[Stored items]
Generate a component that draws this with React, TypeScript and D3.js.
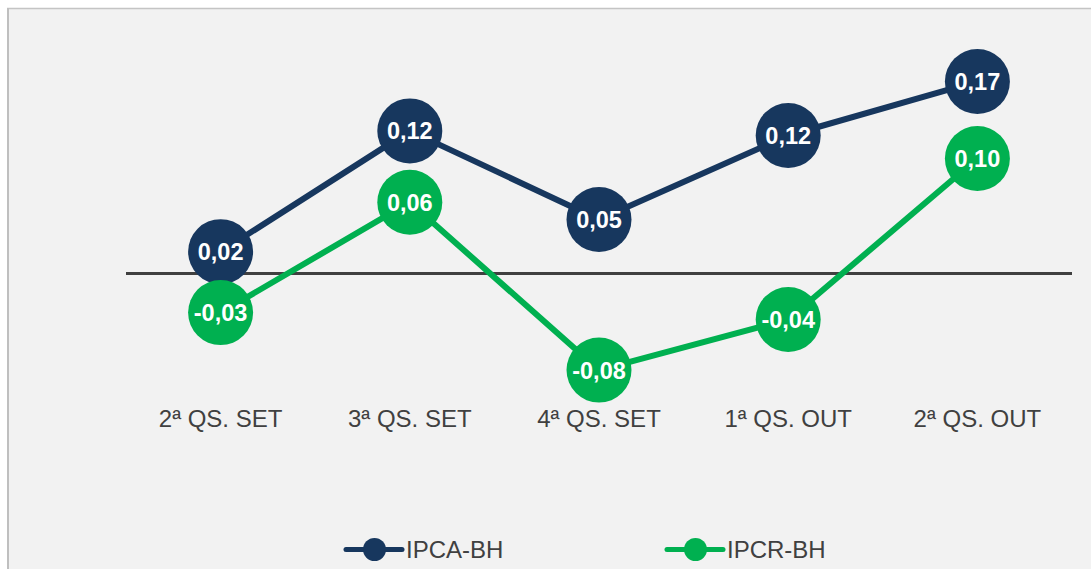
import React from "react";
import * as d3 from "d3";

const categories = ["2ª QS. SET", "3ª QS. SET", "4ª QS. SET", "1ª QS. OUT", "2ª QS. OUT"];
const ipcaValues = [0.019, 0.124, 0.047, 0.12, 0.167];
const ipcrValues = [-0.034, 0.062, -0.084, -0.04, 0.1];
const seriesNames = ["IPCA-BH", "IPCR-BH"];
const seriesColors = ["#17375e", "#00b050"];

const W = 1091;
const H = 569;

export default function App() {
  const x = d3.scaleBand<string>().domain(categories).range([126, 1072]);
  const y = d3.scaleLinear().domain([-0.1, 0.2]).range([273.5 + 115, 273.5 - 230]);
  const cx = (c: string) => (x(c) as number) + x.bandwidth() / 2;
  const fmt = (v: number) => d3.format(".2f")(v).replace(".", ",").replace("−", "-");
  const series = [ipcaValues, ipcrValues];
  const line = d3
    .line<number>()
    .x((_, i) => cx(categories[i]))
    .y((d) => y(d));
  const font = "'Liberation Sans', Arial, sans-serif";
  const legendX = [346, 667];

  return (
    <svg
      width={W}
      height={H}
      style={{ position: "absolute", left: 0, top: 0, display: "block" }}
      fontFamily={font}
    >
      <rect x={0} y={0} width={W} height={H} fill="#ffffff" />
      <rect x={8} y={8} width={W} height={H} fill="#f2f2f2" />
      <line x1={7} x2={W} y1={8.5} y2={8.5} stroke="#c4c4c4" strokeWidth={1.5} />
      <line x1={8} x2={8} y1={8} y2={H} stroke="#bfbfbf" strokeWidth={2} />

      <line x1={126} x2={1072} y1={y(0)} y2={y(0)} stroke="#404040" strokeWidth={3} />

      {series.map((vals, si) => (
        <g key={si}>
          <path d={line(vals) || ""} fill="none" stroke={seriesColors[si]} strokeWidth={6} strokeLinejoin="round" />
          {vals.map((v, i) => (
            <g key={i}>
              <circle cx={cx(categories[i])} cy={y(v)} r={32.5} fill={seriesColors[si]} />
              <text
                x={cx(categories[i])}
                y={y(v)}
                dy="0.36em"
                textAnchor="middle"
                fill="#ffffff"
                fontWeight="bold"
                fontSize={23.5}
              >
                {fmt(v)}
              </text>
            </g>
          ))}
        </g>
      ))}

      {categories.map((c) => (
        <text key={c} x={cx(c)} y={427} textAnchor="middle" fontSize={24} fill="#404040">
          {c}
        </text>
      ))}

      {seriesNames.map((n, i) => (
        <g key={n}>
          <line
            x1={legendX[i]}
            x2={legendX[i] + 56}
            y1={549.5}
            y2={549.5}
            stroke={seriesColors[i]}
            strokeWidth={5}
            strokeLinecap="round"
          />
          <circle cx={legendX[i] + 28.5} cy={549.5} r={11.5} fill={seriesColors[i]} />
          <text x={legendX[i] + 60} y={557.5} fontSize={24} fill="#404040">
            {n}
          </text>
        </g>
      ))}
    </svg>
  );
}
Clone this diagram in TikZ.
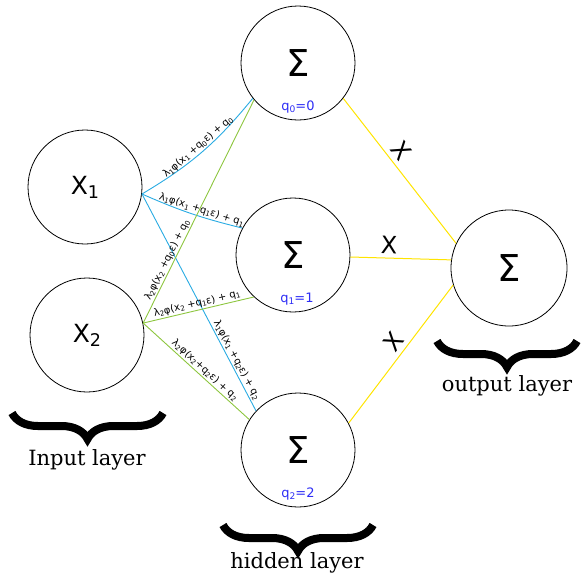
\documentclass[tikz,border=0pt]{standalone}
\usepackage{fontspec}
\setmainfont{DejaVu Serif}
\newfontfamily\symfont{DejaVu Sans}
\usetikzlibrary{decorations.pathreplacing}
\definecolor{wblue}{RGB}{41,171,226}
\definecolor{wgreen}{RGB}{141,198,63}
\definecolor{wyellow}{RGB}{255,228,0}
\definecolor{qblue}{RGB}{45,45,245}
% lowered, reduced index digit
\newcommand\lowsub[1]{\raisebox{-0.3ex}{\scalebox{0.7}{#1}}}

\begin{document}
\begin{tikzpicture}[x=1pt,y=-1pt,
  neuron/.style={draw, circle, line width=0.8pt, minimum size=114pt, inner sep=0pt,
                 font=\symfont\fontsize{25}{25}\selectfont},
  sumnode/.style={neuron, font=\symfont\fontsize{37}{37}\selectfont},
  outnode/.style={sumnode, minimum size=116pt},
  qlabel/.style={text=qblue, font=\symfont\fontsize{13}{13}\selectfont, inner sep=0pt},
  wlabel/.style={sloped, above, font=\symfont\fontsize{10}{11}\selectfont, inner sep=1.2pt},
  edgex/.style={sloped, above, font=\symfont\fontsize{24}{24}\selectfont, inner sep=4pt},
  blueedge/.style={draw=wblue, line width=0.9pt},
  greenedge/.style={draw=wgreen, line width=0.9pt},
  yellowedge/.style={draw=wyellow, line width=1pt},
  layerbrace/.style={draw, line width=8pt, decorate,
                     decoration={brace, amplitude=26pt}},
  layertext/.style={anchor=base, font=\fontsize{21}{21}\selectfont, inner sep=0pt}
]
\useasboundingbox (0,0) rectangle (583,576);

% input neurons
\node[neuron] (x1) at (85,187) {X\lowsub{1}};
\node[neuron] (x2) at (87,335) {X\lowsub{2}};

% hidden summation neurons with their offsets
\node[sumnode] (s0) at (298,63) {Σ};
\node[sumnode] (s1) at (293,255) {Σ};
\node[sumnode] (s2) at (298,450) {Σ};
\node[qlabel] (q0) at (298,107) {q\lowsub{0}=0};
\node[qlabel] (q1) at (297,299) {q\lowsub{1}=1};
\node[qlabel] (q2) at (298,494) {q\lowsub{2}=2};

% output neuron
\node[outnode] (out) at (509,268) {Σ};

% weighted connections from the first input
\draw[blueedge] (x1.-7) to[bend right=10]
  node[wlabel, pos=0.5] {λ\lowsub{1}φ(x\lowsub{1} +q\lowsub{0}ε) + q\lowsub{0}} (s0.-142);
\draw[blueedge] (x1.-7) to[bend right=5]
  node[wlabel, pos=0.59] {λ\lowsub{1}φ(x\lowsub{1} +q\lowsub{1}ε) + q\lowsub{1}} (s1.152);
\draw[blueedge] (x1.-7) --
  node[wlabel, pos=0.78] {λ\lowsub{1}φ(x\lowsub{1} +q\lowsub{2}ε) + q\lowsub{2}} (s2.137);

% weighted connections from the second input
\draw[greenedge] (x2.12) --
  node[wlabel, pos=0.27] {λ\lowsub{2}φ(x\lowsub{2} +q\lowsub{0}ε) + q\lowsub{0}} (s0.-140);
\draw[greenedge] (x2.12) --
  node[wlabel, pos=0.5] {λ\lowsub{2}φ(x\lowsub{2} +q\lowsub{1}ε) + q\lowsub{1}} (s1.-133);
\draw[greenedge] (x2.12) --
  node[wlabel, pos=0.54] {λ\lowsub{2}φ(x\lowsub{2}+q\lowsub{2}ε) + q\lowsub{2}} (s2.148);

% connections into the output neuron
\draw[yellowedge] (s0.-38) -- node[edgex, pos=0.42] {X} (out.155);
\draw[yellowedge] (s1.-2) -- node[edgex, pos=0.38] {X} (out.172);
\draw[yellowedge] (s2.28) -- node[edgex, pos=0.53] {X} (out.-163);

% layer braces and captions
\draw[layerbrace] (163,413) -- (12,413);
\draw[layerbrace] (373,525) -- (223,525);
\draw[layerbrace] (577,341) -- (437,341);
\node[layertext] (inlayer) at (87,465) {Input layer};
\node[layertext] (hidlayer) at (297,568) {hidden layer};
\node[layertext] (outlayer) at (507,391) {output layer};
\end{tikzpicture}
\end{document}
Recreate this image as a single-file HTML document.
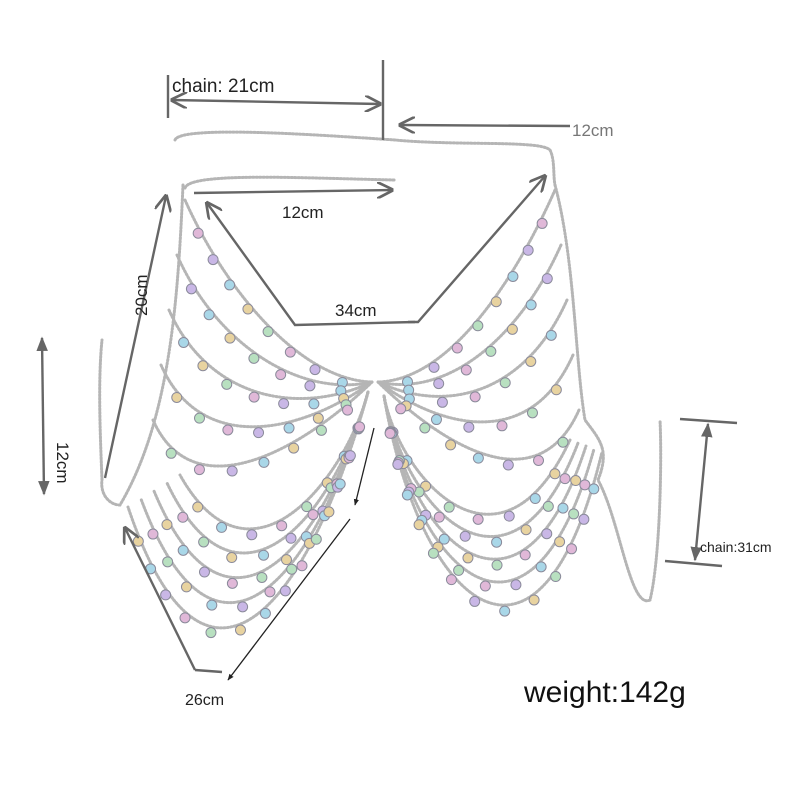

THE PROBLEM: All of the material above needs to be restated exactly, with no pictures.

OUTPUT FOR THIS TASK:
Generate a component that draws this with React, TypeScript and D3.js.
import React from "react";
import * as d3 from "d3";

const categories = ["2ª QS. SET", "3ª QS. SET", "4ª QS. SET", "1ª QS. OUT", "2ª QS. OUT"];
const ipcaValues = [0.019, 0.124, 0.047, 0.12, 0.167];
const ipcrValues = [-0.034, 0.062, -0.084, -0.04, 0.1];
const seriesNames = ["IPCA-BH", "IPCR-BH"];
const seriesColors = ["#17375e", "#00b050"];

const W = 1091;
const H = 569;

export default function App() {
  const x = d3.scaleBand<string>().domain(categories).range([126, 1072]);
  const y = d3.scaleLinear().domain([-0.1, 0.2]).range([273.5 + 115, 273.5 - 230]);
  const cx = (c: string) => (x(c) as number) + x.bandwidth() / 2;
  const fmt = (v: number) => d3.format(".2f")(v).replace(".", ",").replace("−", "-");
  const series = [ipcaValues, ipcrValues];
  const line = d3
    .line<number>()
    .x((_, i) => cx(categories[i]))
    .y((d) => y(d));
  const font = "'Liberation Sans', Arial, sans-serif";
  const legendX = [346, 667];

  return (
    <svg
      width={W}
      height={H}
      style={{ position: "absolute", left: 0, top: 0, display: "block" }}
      fontFamily={font}
    >
      <rect x={0} y={0} width={W} height={H} fill="#ffffff" />
      <rect x={8} y={8} width={W} height={H} fill="#f2f2f2" />
      <line x1={7} x2={W} y1={8.5} y2={8.5} stroke="#c4c4c4" strokeWidth={1.5} />
      <line x1={8} x2={8} y1={8} y2={H} stroke="#bfbfbf" strokeWidth={2} />

      <line x1={126} x2={1072} y1={y(0)} y2={y(0)} stroke="#404040" strokeWidth={3} />

      {series.map((vals, si) => (
        <g key={si}>
          <path d={line(vals) || ""} fill="none" stroke={seriesColors[si]} strokeWidth={6} strokeLinejoin="round" />
          {vals.map((v, i) => (
            <g key={i}>
              <circle cx={cx(categories[i])} cy={y(v)} r={32.5} fill={seriesColors[si]} />
              <text
                x={cx(categories[i])}
                y={y(v)}
                dy="0.36em"
                textAnchor="middle"
                fill="#ffffff"
                fontWeight="bold"
                fontSize={23.5}
              >
                {fmt(v)}
              </text>
            </g>
          ))}
        </g>
      ))}

      {categories.map((c) => (
        <text key={c} x={cx(c)} y={427} textAnchor="middle" fontSize={24} fill="#404040">
          {c}
        </text>
      ))}

      {seriesNames.map((n, i) => (
        <g key={n}>
          <line
            x1={legendX[i]}
            x2={legendX[i] + 56}
            y1={549.5}
            y2={549.5}
            stroke={seriesColors[i]}
            strokeWidth={5}
            strokeLinecap="round"
          />
          <circle cx={legendX[i] + 28.5} cy={549.5} r={11.5} fill={seriesColors[i]} />
          <text x={legendX[i] + 60} y={557.5} fontSize={24} fill="#404040">
            {n}
          </text>
        </g>
      ))}
    </svg>
  );
}
Clone this diagram in TikZ.
\documentclass[tikz,border=0pt]{standalone}
\usepackage{fontspec}
\setmainfont{DejaVu Serif}
\newfontfamily\symfont{DejaVu Sans}
\usetikzlibrary{decorations.pathreplacing}
\definecolor{wblue}{RGB}{41,171,226}
\definecolor{wgreen}{RGB}{141,198,63}
\definecolor{wyellow}{RGB}{255,228,0}
\definecolor{qblue}{RGB}{45,45,245}
% lowered, reduced index digit
\newcommand\lowsub[1]{\raisebox{-0.3ex}{\scalebox{0.7}{#1}}}

\begin{document}
\begin{tikzpicture}[x=1pt,y=-1pt,
  neuron/.style={draw, circle, line width=0.8pt, minimum size=114pt, inner sep=0pt,
                 font=\symfont\fontsize{25}{25}\selectfont},
  sumnode/.style={neuron, font=\symfont\fontsize{37}{37}\selectfont},
  outnode/.style={sumnode, minimum size=116pt},
  qlabel/.style={text=qblue, font=\symfont\fontsize{13}{13}\selectfont, inner sep=0pt},
  wlabel/.style={sloped, above, font=\symfont\fontsize{10}{11}\selectfont, inner sep=1.2pt},
  edgex/.style={sloped, above, font=\symfont\fontsize{24}{24}\selectfont, inner sep=4pt},
  blueedge/.style={draw=wblue, line width=0.9pt},
  greenedge/.style={draw=wgreen, line width=0.9pt},
  yellowedge/.style={draw=wyellow, line width=1pt},
  layerbrace/.style={draw, line width=8pt, decorate,
                     decoration={brace, amplitude=26pt}},
  layertext/.style={anchor=base, font=\fontsize{21}{21}\selectfont, inner sep=0pt}
]
\useasboundingbox (0,0) rectangle (583,576);

% input neurons
\node[neuron] (x1) at (85,187) {X\lowsub{1}};
\node[neuron] (x2) at (87,335) {X\lowsub{2}};

% hidden summation neurons with their offsets
\node[sumnode] (s0) at (298,63) {Σ};
\node[sumnode] (s1) at (293,255) {Σ};
\node[sumnode] (s2) at (298,450) {Σ};
\node[qlabel] (q0) at (298,107) {q\lowsub{0}=0};
\node[qlabel] (q1) at (297,299) {q\lowsub{1}=1};
\node[qlabel] (q2) at (298,494) {q\lowsub{2}=2};

% output neuron
\node[outnode] (out) at (509,268) {Σ};

% weighted connections from the first input
\draw[blueedge] (x1.-7) to[bend right=10]
  node[wlabel, pos=0.5] {λ\lowsub{1}φ(x\lowsub{1} +q\lowsub{0}ε) + q\lowsub{0}} (s0.-142);
\draw[blueedge] (x1.-7) to[bend right=5]
  node[wlabel, pos=0.59] {λ\lowsub{1}φ(x\lowsub{1} +q\lowsub{1}ε) + q\lowsub{1}} (s1.152);
\draw[blueedge] (x1.-7) --
  node[wlabel, pos=0.78] {λ\lowsub{1}φ(x\lowsub{1} +q\lowsub{2}ε) + q\lowsub{2}} (s2.137);

% weighted connections from the second input
\draw[greenedge] (x2.12) --
  node[wlabel, pos=0.27] {λ\lowsub{2}φ(x\lowsub{2} +q\lowsub{0}ε) + q\lowsub{0}} (s0.-140);
\draw[greenedge] (x2.12) --
  node[wlabel, pos=0.5] {λ\lowsub{2}φ(x\lowsub{2} +q\lowsub{1}ε) + q\lowsub{1}} (s1.-133);
\draw[greenedge] (x2.12) --
  node[wlabel, pos=0.54] {λ\lowsub{2}φ(x\lowsub{2}+q\lowsub{2}ε) + q\lowsub{2}} (s2.148);

% connections into the output neuron
\draw[yellowedge] (s0.-38) -- node[edgex, pos=0.42] {X} (out.155);
\draw[yellowedge] (s1.-2) -- node[edgex, pos=0.38] {X} (out.172);
\draw[yellowedge] (s2.28) -- node[edgex, pos=0.53] {X} (out.-163);

% layer braces and captions
\draw[layerbrace] (163,413) -- (12,413);
\draw[layerbrace] (373,525) -- (223,525);
\draw[layerbrace] (577,341) -- (437,341);
\node[layertext] (inlayer) at (87,465) {Input layer};
\node[layertext] (hidlayer) at (297,568) {hidden layer};
\node[layertext] (outlayer) at (507,391) {output layer};
\end{tikzpicture}
\end{document}
Recreate this image as a single-file HTML document.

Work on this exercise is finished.